In theory Big Eyes is a movie about Margaret D.H. Keane. But the script by Scott Alexander and Larry Karaszewski makes her so timid and inactive, it feels wrong to call her a “protagonist.” Instead, Christoph Waltz as the scheming Walter runs away with this movie. His character is at once unnerving and charming, so it’s Waltz’s established shtick, crazy yet cool. It’s fun to watch, even when it seems he’s in an entirely different movie from the rest of the cast, a human cartoon surrounded by sullen ghosts.
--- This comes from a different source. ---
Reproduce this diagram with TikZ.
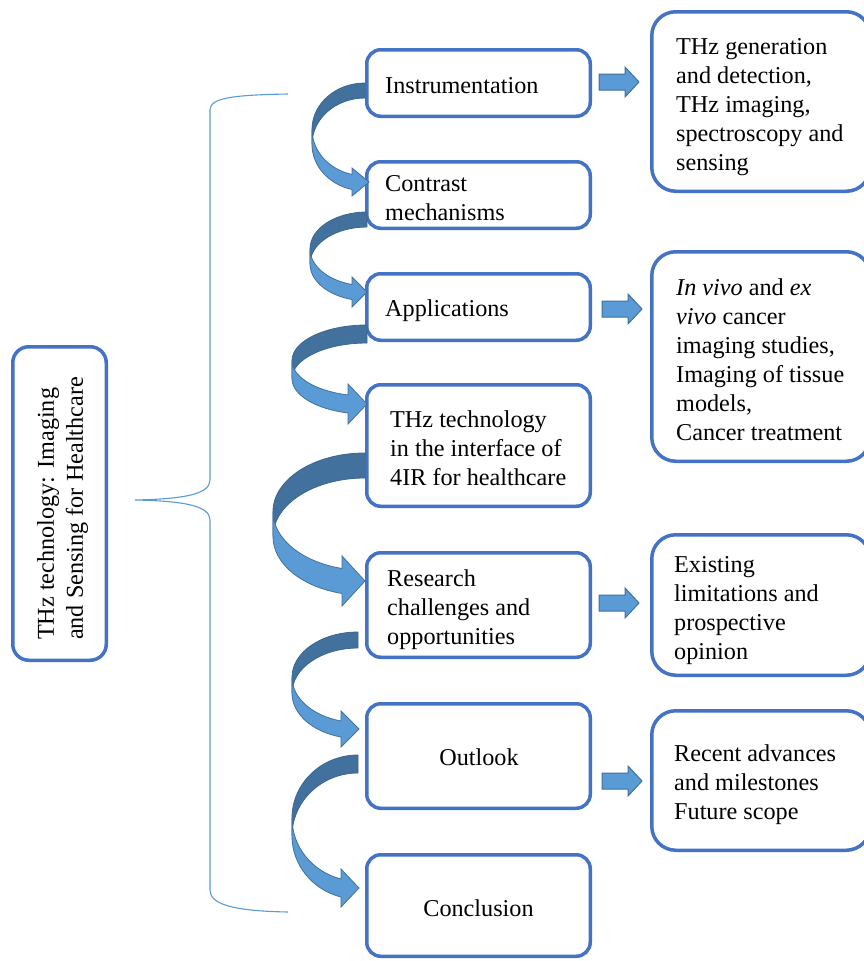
\documentclass[tikz,border=0pt]{standalone}
\usepackage{fontspec}
\setmainfont{Liberation Serif}
\usetikzlibrary{calc}
\definecolor{boxblue}{HTML}{4472C4}
\definecolor{lightblue}{HTML}{5B9BD5}
\definecolor{darkblue}{HTML}{41719C}
\definecolor{edgeblue}{HTML}{3A6790}
\newdimen\cvdx
\newdimen\cvdy
% curved ribbon arrow: #1 start coord (top of band), #2 tip coord, #3 band thickness, #4 horizontal radius, #5 head overhang, #6 head length
\newcommand\curvedribbon[6]{%
  \pgfextractx{\cvdx}{\pgfpointanchor{#1}{center}}%
  \pgfextracty{\cvdy}{\pgfpointanchor{#1}{center}}%
  \pgfmathsetmacro\cvxr{\cvdx}%
  \pgfmathsetmacro\cvyt{-\cvdy}%
  \pgfextractx{\cvdx}{\pgfpointanchor{#2}{center}}%
  \pgfextracty{\cvdy}{\pgfpointanchor{#2}{center}}%
  \pgfmathsetmacro\cvxt{\cvdx}%
  \pgfmathsetmacro\cvyp{-\cvdy}%
  \pgfmathsetmacro\cvxb{\cvxt-#6}%
  \pgfmathsetmacro\cvc{(\cvxb-\cvxr)/#4}%
  \pgfmathsetmacro\cvs{sqrt(1-\cvc*\cvc)}%
  \pgfmathsetmacro\cvphi{acos(\cvc)}%
  \pgfmathsetmacro\cvR{(\cvyp-\cvyt-#3/2)/(1+\cvs)}%
  \pgfmathsetmacro\cvA{\cvyt+\cvR}%
  \pgfmathsetmacro\cvB{\cvA+#3}%
  \pgfmathsetmacro\cvsy{\cvR*\cvs}%
  \filldraw[backband] (\cvxr,\cvyt) arc[start angle=270,end angle=180,x radius=#4,y radius=\cvR]
     -- (\cvxr-#4,\cvB) arc[start angle=180,end angle=270,x radius=#4,y radius=\cvR] -- cycle;
  \filldraw[frontband] (\cvxr-#4,\cvA) arc[start angle=180,end angle=\cvphi,x radius=#4,y radius=\cvR]
     -- (\cvxb,\cvA+\cvsy-#5) -- (\cvxt,\cvA+\cvsy+#3/2) -- (\cvxb,\cvB+\cvsy+#5) -- (\cvxb,\cvB+\cvsy)
     arc[start angle=\cvphi,end angle=180,x radius=#4,y radius=\cvR] -- cycle;
}
\begin{document}
\begin{tikzpicture}[x=1pt,y=-1pt,
  box/.style={draw=boxblue, line width=3.5pt, rounded corners=14pt, fill=white, inner sep=0pt},
  rbox/.style={box, rounded corners=24pt},
  tbox/.style={box, rounded corners=16pt},
  txt/.style={font=\fontsize{24.2pt}{29pt}\selectfont, align=left, inner sep=0pt, text=black},
  backband/.style={fill=darkblue, draw=edgeblue, line width=0.8pt},
  frontband/.style={fill=lightblue, draw=darkblue, line width=0.8pt},
  blockarr/.style={fill=lightblue, draw=darkblue, line width=1pt},
  bracestyle/.style={draw=lightblue, line width=1.1pt}]
\useasboundingbox (0,0) rectangle (863,961);
\fill[white] (0,0) rectangle (863,961);

% title box
\node[tbox, minimum width=93.5pt, minimum height=313.5pt] (title) at (59.5,503.5) {};

% middle column boxes
\node[box, minimum width=223.5pt, minimum height=66.5pt]  (b1) at (478.5,83) {};
\node[box, minimum width=223.5pt, minimum height=66.5pt]  (b2) at (478.5,195) {};
\node[box, minimum width=223.5pt, minimum height=66.5pt]  (b3) at (478.5,307) {};
\node[box, minimum width=223.5pt, minimum height=121.5pt] (b4) at (478.5,445.5) {};
\node[box, minimum width=223.5pt, minimum height=104.5pt] (b5) at (478.5,605) {};
\node[box, minimum width=223.5pt, minimum height=104.5pt] (b6) at (478.5,756) {};
\node[box, minimum width=223.5pt, minimum height=101.5pt] (b7) at (478.5,905.5) {};

% right boxes
\node[rbox, minimum width=218.5pt, minimum height=179.5pt] (r1) at (761,101.5) {};
\node[rbox, minimum width=218.5pt, minimum height=209.5pt] (r2) at (761,356.5) {};
\node[rbox, minimum width=218.5pt, minimum height=140.5pt] (r3) at (761,605) {};
\node[rbox, minimum width=218.5pt, minimum height=139.5pt] (r4) at (761,780.5) {};

% brace
\coordinate (bracetip) at (135,500);
\coordinate (bracetop) at (288,94);
\coordinate (bracebot) at (288,912);
\draw[bracestyle] (bracetop) .. controls (232,95) and (210,98) .. (210,110) -- (210,480)
   .. controls (210,494) and (185,499) .. (bracetip)
   .. controls (185,501) and (210,506) .. (210,520) -- (210,890)
   .. controls (210,904) and (232,911) .. (bracebot);

% curved arrows
\coordinate (s1) at ($(b1.west)+(0,0)$);
\coordinate (t1) at ($(b2.west)+(4,-13)$);
\coordinate (s2) at ($(b2.west)+(2,17)$);
\coordinate (t2) at ($(b3.west)+(2,-15)$);
\coordinate (s3) at ($(b3.west)+(2,18)$);
\coordinate (t3) at ($(b4.west)+(2,-41.5)$);
\coordinate (s4) at ($(b4.west)+(0,7.5)$);
\coordinate (t4) at ($(b5.west)+(0,-24)$);
\coordinate (s5) at ($(b5.west)+(-7,27)$);
\coordinate (t5) at ($(b6.west)+(-6,-27)$);
\coordinate (s6) at ($(b6.west)+(-7,-1)$);
\coordinate (t6) at ($(b7.west)+(-6,-17.5)$);
\curvedribbon{s1}{t1}{15}{53}{6.5}{17}
\curvedribbon{s2}{t2}{15}{57}{7.5}{15}
\curvedribbon{s3}{t3}{18}{75}{11}{19}
\curvedribbon{s4}{t4}{25}{92}{12.5}{23}
\curvedribbon{s5}{t5}{16}{66}{10}{18}
\curvedribbon{s6}{t6}{18}{66}{10}{18}

% block arrows
\foreach \src/\dx/\dy in {b1/7/-1, b3/10/2, b5/7/-2, b6/10/25}{
  \filldraw[blockarr] ($(\src.east)+(\dx,\dy)$) ++(0,-8) -- ++(26,0) -- ++(0,-7) -- ++(14,15)
     -- ++(-14,15) -- ++(0,-7) -- ++(-26,0) -- cycle;
}

% texts
\node[txt, rotate=90] (tt) at ($(title.center)+(3,5)$) {THz technology: Imaging\\and Sensing for Healthcare};
\node[txt, anchor=west] (t1x) at ($(b1.west)+(20,3)$) {Instrumentation};
\node[txt, anchor=west] (t2x) at ($(b2.west)+(20,3)$) {Contrast\\mechanisms};
\node[txt, anchor=west] (t3x) at ($(b3.west)+(20,4)$) {Applications};
\node[txt, anchor=west] (t4x) at ($(b4.west)+(25,2.5)$) {THz technology\\in the interface of\\4IR for healthcare};
\node[txt, anchor=west] (t5x) at ($(b5.west)+(22,5)$) {Research\\challenges and\\opportunities};
\node[txt] (t6x) at ($(b6.center)+(0.5,1)$) {Outlook};
\node[txt] (t7x) at ($(b7.center)+(0,2.5)$) {Conclusion};
\node[txt, anchor=west] (r1x) at ($(r1.west)+(26,5.5)$) {THz generation\\and detection,\\THz imaging,\\spectroscopy and\\sensing};
\node[txt, anchor=west] (r2x) at ($(r2.west)+(26,3)$) {\textit{In vivo} and \textit{ex}\\\textit{vivo} cancer\\imaging studies,\\Imaging of tissue\\models,\\Cancer treatment};
\node[txt, anchor=west] (r3x) at ($(r3.west)+(24,5.5)$) {Existing\\limitations and\\prospective\\opinion};
\node[txt, anchor=west] (r4x) at ($(r4.west)+(24,4.5)$) {Recent advances\\and milestones\\Future scope};
\end{tikzpicture}
\end{document}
To be frank, I wonder why Adams signed on to this project at all. The script gives her little to do beyond whimper and look bewildered. It’s a waste of her talents, and our time. Burton fails to unfurl Margaret Keane’s life in a compelling way, leaving bizarre gaps (like why is she fleeing from her first husband as the movie opens) and getting so caught up in the craze over her paintings and Walter’s celebrity that you might well forget it’s Margaret’s movie. And yet for all this time spent on the popularity of her “big eyes” paintings, the film can’t seem to decide if they are art or kitsch, worthy of praise or scorn. There’s one-dimensional characters flooding the film to serve as mouth pieces for both points of view, but Burton’s third act shelves the question altogether, finally remembering this is meant to be a biopic. So, back to Margaret for a finale that is confounding and unsatisfying.

The broad strokes of Keane’s story were intriguing. But the questions about who she is and what her motives were for conspiring with her second husband remain as much a mystery now as they did before I saw Big Eyes. Leading me to wonder, really—what was the point?